Anything But Paella

Urban Art in Rojales

Regular visitors to Rojales are no doubt already aware that the town has a thriving art scene. The Cuevas del Rodeo have certainly gone from strength to strength in the six years since our blog was posted. Now though, you don’t have to climb the hill to get your fill of art as there are a handful of new murals within a short stroll of the old stone Carlos III bridge which crosses the river in the centre of town, all thanks to a project called Rojales en Pintura which saw the transformation of some empty walls during the latter part of 2020.

From the bridge walk alongside the River Segura to the next, more modern Reina Sofia bridge. On the south side of the river you can’t fail to notice the huge “Rojales en Pintura” sign in front of a series of huge paintings depicting the local agricultural scene. The larger than life artichokes are quite impressive!
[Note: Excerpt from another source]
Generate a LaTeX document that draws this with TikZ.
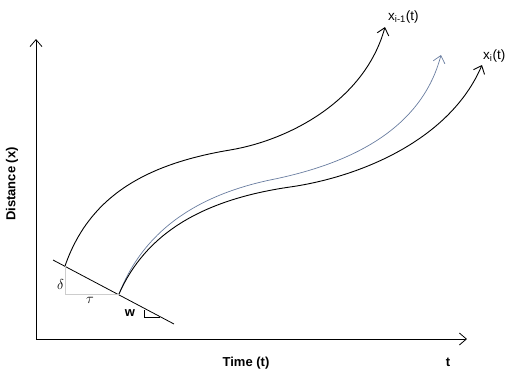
\documentclass[tikz,border=0pt]{standalone}
\usepackage{fontspec}
\setsansfont{Liberation Sans}
\usetikzlibrary{arrows.meta}
\usetikzlibrary{positioning}
\definecolor{trailblue}{RGB}{105,125,160}
\definecolor{guide}{RGB}{205,205,205}
\tikzset{>={Straight Barb[length=7pt,width=12pt]}}
\tikzset{traj/.style={line width=0.9pt,->}}
\tikzset{axlab/.style={font=\sffamily\bfseries\fontsize{13}{15}\selectfont,inner sep=0pt}}
\tikzset{curvlab/.style={font=\sffamily\fontsize{13.5}{15}\selectfont,anchor=west,inner sep=0pt}}
\tikzset{greek/.style={font=\fontsize{14}{16}\selectfont,inner sep=0pt}}

\begin{document}
\begin{tikzpicture}[x=1pt,y=-1pt]
        \useasboundingbox (0,0) rectangle (516,381);

        \coordinate (O) at (36,339);
        \coordinate (Ytop) at (36,39);
        \coordinate (Xend) at (467,339);

        \draw[line width=0.8pt,->] (O) -- (Ytop);
        \draw[line width=0.8pt,->] (O) -- (Xend);

        \node[axlab,rotate=90] (dist) at (12,184) {Distance (x)};
        \node[axlab] (time) at (246,363) {Time (t)};
        \node[axlab] (tend) at (448,362) {t};

        % stop line
        \coordinate (L1) at (53,260);
        \coordinate (L2) at (174,324);
        \draw[line width=0.8pt] (L1) -- (L2);

        \coordinate (A0) at (65,266);
        \coordinate (B0) at (119,294);
        \coordinate (G) at (65,294);
        \draw[guide] (A0) -- (G) -- (B0);
        \node[greek] (delta) [left=1pt of G, yshift=10pt] {$\delta$};
        \node[greek] (tau) [below=3pt of G, xshift=25pt] {$\tau$};

        \node[axlab] (w) at (130,313) {w};
        \coordinate (R1) at (144,310);
        \coordinate (R2) at (144,317);
        \coordinate (R3) at (160,317);
        \draw[line width=0.6pt] (R1) -- (R2) -- (R3);

        % trajectories
        \coordinate (A1) at (385,27);
        \coordinate (B1) at (482,65);
        \coordinate (C1) at (441,55);
        \draw[traj] (A0) .. controls (88,200) and (140,165) .. (230,150)
                .. controls (290,140) and (365,100) .. (A1);
        \draw[traj,trailblue,line width=0.7pt] (B0) .. controls (140,240) and (185,198) .. (270,180)
                .. controls (340,166) and (420,135) .. (C1);
        \draw[traj] (B0) .. controls (145,235) and (200,200) .. (290,187)
                .. controls (360,177) and (450,140) .. (B1);

        \node[curvlab] (xim) at (388,17) {x\textsubscript{i-1}(t)};
        \node[curvlab] (xi) at (483,56) {x\textsubscript{i}(t)};
\end{tikzpicture}
\end{document}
On the opposite bank of the river a large mural shows some of the manufacturing history of the town with carpenters at work. Don’t forget to peek around the corner where two enormous finches are waiting for you.

Diagonally across from here is a mural added for International Women’s Day on 8 March 2021. This depicts the strength, freedom and courage of women. The small caption reads “Mujer libre, te quiero, armada de bravura y alegria, pero no la mía. Mujer de futura confia, valiente poesia pero no la mía.” Translating poetry is never straight forward but it is more or less this: “Free woman, I love you, armed with bravery and joy, but not mine. Confident future woman, brave poetry, but not mine.”

Back at the Carlos III bridge look up on the south side and you’ll see what looks like a series of giant posters attached to the wall. This intriguing series of pictures came from students at the nearby La Encantá school and is based on work by the Italian street artist Millo.

Literally round the corner from this mural is a homage to the poet Miguel Hernandez. His iconic face and, of course, the ubiquitous onions, make for a curious addition to the local street art scene. If this glimpse of MH-inspired artwork catches your imagination, you should head to the San Isidro barrio of Orihuela to see many, many more murals.

A few steps away from the Carlos III bridge, still on the south side, is Calle La Paz (look for Telfy on the corner). Just along the street a mural pays homage to local teacher Gratiniano Baches who was instrumental in the success of the Rojales Public School during the first two decades of the 20th Century. He was also a passionate archaeologist and an important figure in understanding the Roman remains found around the town at the time.

The child is the swollen bud where the seeds of
a flower that will fruit are sleeping.

“El niño, el Maestro y la Escuaela” Gratiniano Baches, 1922

There are some other examples of urban art around town too. On the square by the church is a powerful mural against domestic violence. Just down the alleyway by the river is another strong message saying that no child should be a victim of this either.

Of course, as you walk around, you’ll also see the occasional example of more traditional graffiti. Some of it is really quite good, but perhaps not to everyone’s taste or sensibility!!

Where the Miguel Hernandez mural is, there used to be an interesting piece depicting local life. It’s a shame this one couldn’t have somehow been retained too.

If you haven’t yet had enough art for the day, you could also pop into La Garbera and admire the eclectic decor as you sip a coffee, or call in to Triple Brew for a different kind of art – artisan beers!!